Entanglement between the two systems is measured by the parameter E(ρ) as defined by (13). In Section 3, we also use the mutual information variable to measure the information exchange between the measuring system and the measured system. The mutual information between S and A is defined as I = H(ρ_S) + H(ρ_A) − H(ρ_SA), where H(ρ_SA) is the von Neumann entropy of the composite system S + A. For a composite system S + A that is described by a single relational matrix R, these two variables differ only by a factor of two. However, for a composite system of S + A that is described by an ensemble of relational matrices, the two variables can be very different. This is illustrated by two examples described below.

Case 1

S + A is in an entangled pure state described by \(|{\Psi }\rangle _{SA}={\sum }_{i}\lambda _{i}|s_{i}\rangle |a_{i}\rangle \) in Schmidt decomposition, where {λ_i} are the Schmidt coefficients. Subsystem S is in a mixed state. The entanglement measure is \(E(\rho _{S})= -{\sum }_{i}{\lambda _{i}^{2}}ln({\lambda _{i}^{2}})\) and the mutual information is \(I=-2{\sum }_{i}{\lambda _{i}^{2}}ln({\lambda _{i}^{2}})\).

Case 2

S + A is in a mixed state described by \(\rho _{SA}={\sum }_{i}{\lambda _{i}^{2}}|s_{i}\rangle |a_{i}\rangle \langle s_{i}|\langle a_{i}|\). In the case, \(H(\rho _{S})=H(\rho _{SA})=H(\rho _{diag})=-{\sum }_{i}{\lambda _{i}^{2}}ln({\lambda _{i}^{2}})\). ρ_SA is a separable bipartite state [20, 21]. There is no entanglement but there is mutual information since \(I=-{\sum }_{i}{\lambda _{i}^{2}}ln({\lambda _{i}^{2}})\). Essentially the composite system is a mixed ensemble of product states \(\{{\lambda _{i}^{2}}, |s_{i}\rangle |a_{i}\rangle \}\). One can infer that S is in |s_i〉 from knowing A is in |a_i〉, however such mutual information is due to classical correlation. The probability of finding S in an eigenvector |s_i〉 is just the classical probability \({\lambda _{i}^{2}}\).

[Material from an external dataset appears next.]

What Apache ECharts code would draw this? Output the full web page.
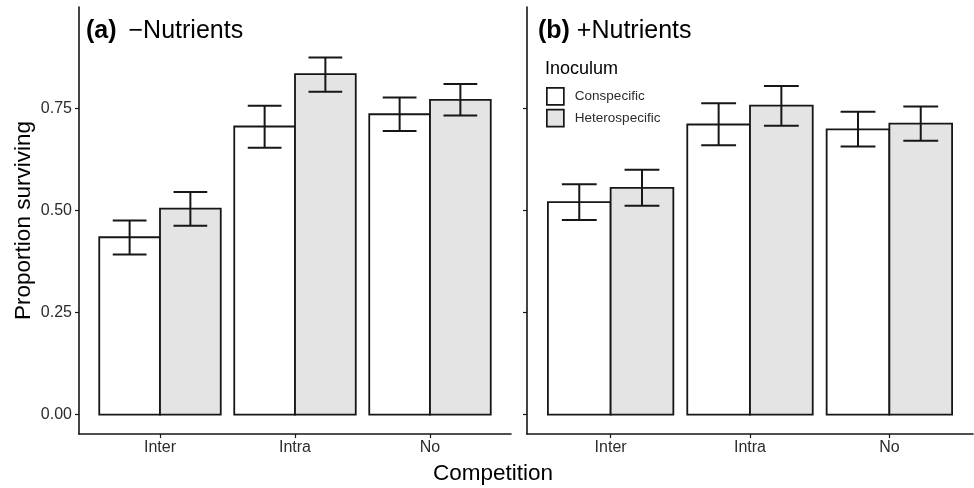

Although the reduced density operator for S, \(\rho _{S} = {\sum }_{i}{\lambda _{i}^{2}}|s_{i}\rangle \langle s_{i}|\), is the same in Case 1 and Case 2, the mutual information is different. More information is encoded in the pure bipartite state in Case 1. When S + A is described by \(|{\Psi }\rangle _{SA}={\sum }_{i}\lambda _{i}|s_{i}\rangle |a_{i}\rangle \), besides the inference information between S and A, there is additional indeterminacy due to the superposition at the composite system level. For instance, one cannot determine the composite system S + A is in |s₀〉|a₀〉 or |s₁〉|a₁〉 before measurement. More indeterminacy before measurement means more information can be gained from measurement. This also explains that in the EPR experiment, when Alice measures particle α, she does not only gain information about α, but also gain information about the composite system. Thus, she can predict the state of particle β. On the other hand, such indeterminacy does not exist when S + A is described by a mixture of product state as in Case 2. Since such indeterminacy is for the composite system as a whole, the reduced density operator for a subsystem S, ρ_S, cannot reflect the difference, therefore it appears the same in Case 1 and Case 2.

These two examples show that mutual information variable can substitute the entanglement measurement only when the composite system S + A is described by a single relational matrix R. To quantify change of quantum correlation during a measurement, the entanglement measurement is a more appropriate parameter.